This repository contains the code and models for our paper:
What Can Transformers Learn In-Context? A Case Study of Simple Function Classes
Shivam Garg*, Dimitris Tsipras*, Percy Liang, Gregory Valiant
Paper: http://arxiv.org/abs/2208.01066
This repository adapts the Garg et al. setup for our CS 182 project, focusing on linear and quadratic in-context learning. The project code and experiments here were written by Nils Valseth Selte, Dagny Streit, Justin Lee, and Hanna Rod.

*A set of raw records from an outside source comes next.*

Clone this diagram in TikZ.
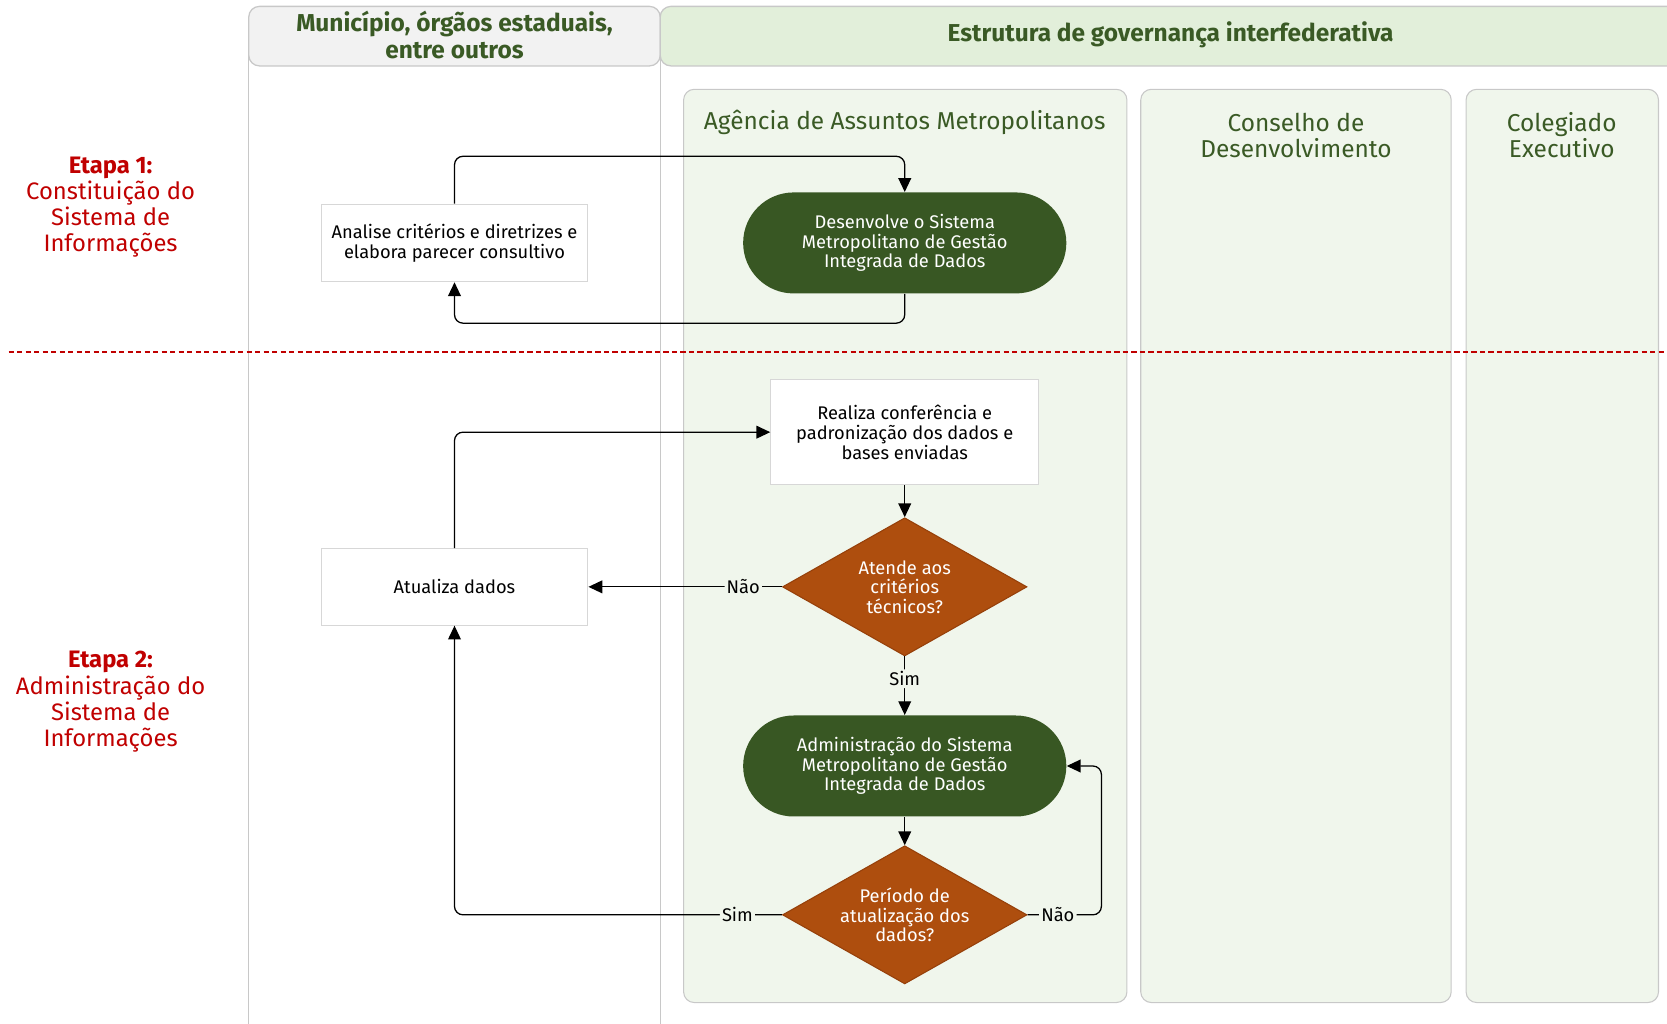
\documentclass[tikz,border=0pt]{standalone}
\usepackage{fontspec}
\setmainfont{Fira Sans}
\usetikzlibrary{shapes.geometric,arrows.meta}
\definecolor{termgreen}{RGB}{56,87,35}
\definecolor{headgreen}{RGB}{58,90,37}
\definecolor{decbrown}{RGB}{174,78,14}
\definecolor{decedge}{RGB}{150,64,10}
\definecolor{lanefill}{RGB}{240,246,236}
\definecolor{headfillg}{RGB}{226,239,218}
\definecolor{headfillgray}{RGB}{242,242,242}
\definecolor{bordergray}{RGB}{200,200,200}
\definecolor{boxgray}{RGB}{215,215,215}
\definecolor{etapared}{RGB}{192,0,0}
\begin{document}
\begin{tikzpicture}[x=0.5pt,y=-0.5pt,
  lanebox/.style={draw=bordergray, fill=lanefill, rounded corners=5pt, line width=0.5pt},
  headbox/.style={draw=bordergray, rounded corners=5pt, line width=0.6pt},
  headtext/.style={text=headgreen, font=\bfseries\fontsize{11.5}{12.5}\selectfont, align=center},
  lanetitle/.style={text=headgreen, font=\fontsize{11.5}{12.2}\selectfont, align=center},
  etapa/.style={text=etapared, font=\fontsize{11.2}{12.25}\selectfont, align=center},
  procbox/.style={draw=boxgray, fill=white, line width=0.5pt, minimum width=125.5pt,
    minimum height=36.5pt, align=center, inner sep=2pt, font=\fontsize{8.6}{9.4}\selectfont},
  terminal/.style={fill=termgreen, text=white, rounded corners=23.75pt, minimum width=152pt,
    minimum height=47.5pt, align=center, inner sep=2pt, font=\fontsize{8.6}{9.2}\selectfont},
  decision/.style={diamond, fill=decbrown, draw=decedge, line width=0.5pt, text=white,
    shape aspect=1.77, minimum width=115pt, minimum height=65pt, inner sep=0pt,
    align=center, font=\fontsize{8.6}{9.2}\selectfont},
  conn/.style={draw, line width=0.6pt, rounded corners=4pt, -{Triangle[width=6pt,length=6.5pt]}},
  lbl/.style={fill=lanefill, inner sep=1pt, font=\fontsize{8.6}{9.5}\selectfont}]
\useasboundingbox (0,0) rectangle (1568,963);

% swimlane backgrounds
\path[lanebox] (643,84) rectangle (1060,943);
\path[lanebox] (1073,84) rectangle (1365,943);
\path[lanebox] (1379,84) rectangle (1560,943);

% pool borders and headers
\draw[bordergray, line width=0.6pt] (234,40) -- (234,975);
\draw[bordergray, line width=0.6pt] (621,40) -- (621,975);
\path[headbox, fill=headfillgray] (234,6) rectangle (621,62);
\path[headbox, fill=headfillg] (621,6) rectangle (1590,62);

\node[headtext] (hmun) at (427.5,33) {Município, órgãos estaduais,\\entre outros};
\node[headtext] (hgov) at (1101,33) {Estrutura de governança interfederativa};

\node[lanetitle] (lag) at (851,115) {Agência de Assuntos Metropolitanos};
\node[lanetitle] (lcd) at (1219,127) {Conselho de\\Desenvolvimento};
\node[lanetitle] (lce) at (1469,127) {Colegiado\\Executivo};

% stage separator
\draw[etapared, line width=0.7pt, dash pattern=on 2.5pt off 1.5pt] (8,331) -- (1568,331);

\node[etapa] (e1) at (104,195) {\textbf{Etapa 1:}\\Constituição do\\Sistema de\\Informações};
\node[etapa] (e2) at (104,660) {\textbf{Etapa 2:}\\Administração do\\Sistema de\\Informações};

% flow nodes
\node[procbox] (A) at (427.5,228.5) {Analise critérios e diretrizes e\\elabora parecer consultivo};
\node[terminal] (T1) at (851,228.5) {Desenvolve o Sistema\\Metropolitano de Gestão\\Integrada de Dados};
\node[procbox, minimum width=126pt, minimum height=49.5pt] (B) at (851,406.5)
  {Realiza conferência e\\padronização dos dados e\\bases enviadas};
\node[decision] (D1) at (851,552) {Atende aos\\critérios\\técnicos?};
\node[procbox, minimum height=36pt] (C) at (427.5,552) {Atualiza dados};
\node[terminal] (T2) at (851,720.5) {Administração do Sistema\\Metropolitano de Gestão\\Integrada de Dados};
\node[decision] (D2) at (851,860.5) {Período de\\atualização dos\\dados?};

\coordinate (bend1) at (851,147);
\coordinate (bend2) at (427.5,304);
\coordinate (loopR) at (1036,860.5);

% connectors
\draw[conn] (A.north) |- (bend1) -- (T1.north);
\draw[conn] (T1.south) |- (bend2) -- (A.south);
\draw[conn] (C.north) |- (B.west);
\draw[conn] (B.south) -- (D1.north);
\draw[conn] (D1.west) -- node[lbl, pos=0.2] {Não} (C.east);
\draw[conn] (D1.south) -- node[lbl, pos=0.38] {Sim} (T2.north);
\draw[conn] (T2.south) -- (D2.north);
\draw[conn] (D2.west) -- node[lbl, pos=0.136] {Sim} (D2.west -| C.south) -- (C.south);
\draw[conn] (D2.east) -- node[lbl, pos=0.41] {Não} (loopR) |- (T2.east);
\end{tikzpicture}
\end{document}
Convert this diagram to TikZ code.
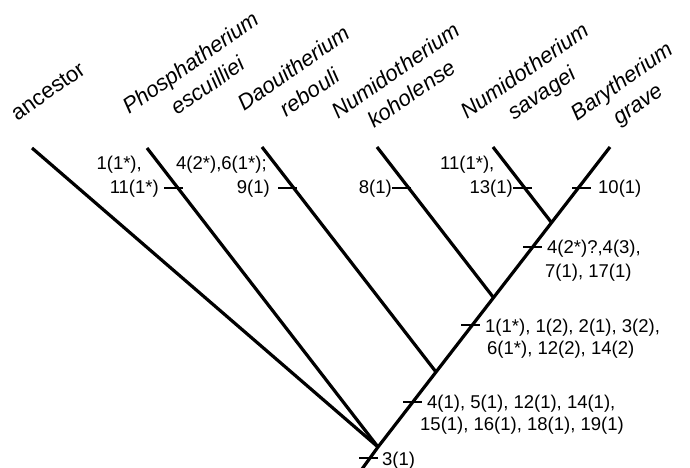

@InProceedings{garg2022what,
title={What Can Transformers Learn In-Context? A Case Study of Simple Function Classes},
author={Shivam Garg and Dimitris Tsipras and Percy Liang and Gregory Valiant},
year={2022},
booktitle={arXiv preprint}
}You can start by cloning our repository and following the steps below.
-
Install the dependencies for our code using Conda. You may need to adjust the environment YAML file depending on your setup.
conda env create -f environment.yml conda activate in-context-learning conda install "mkl<2024" -
Download model checkpoints and extract them in the current directory.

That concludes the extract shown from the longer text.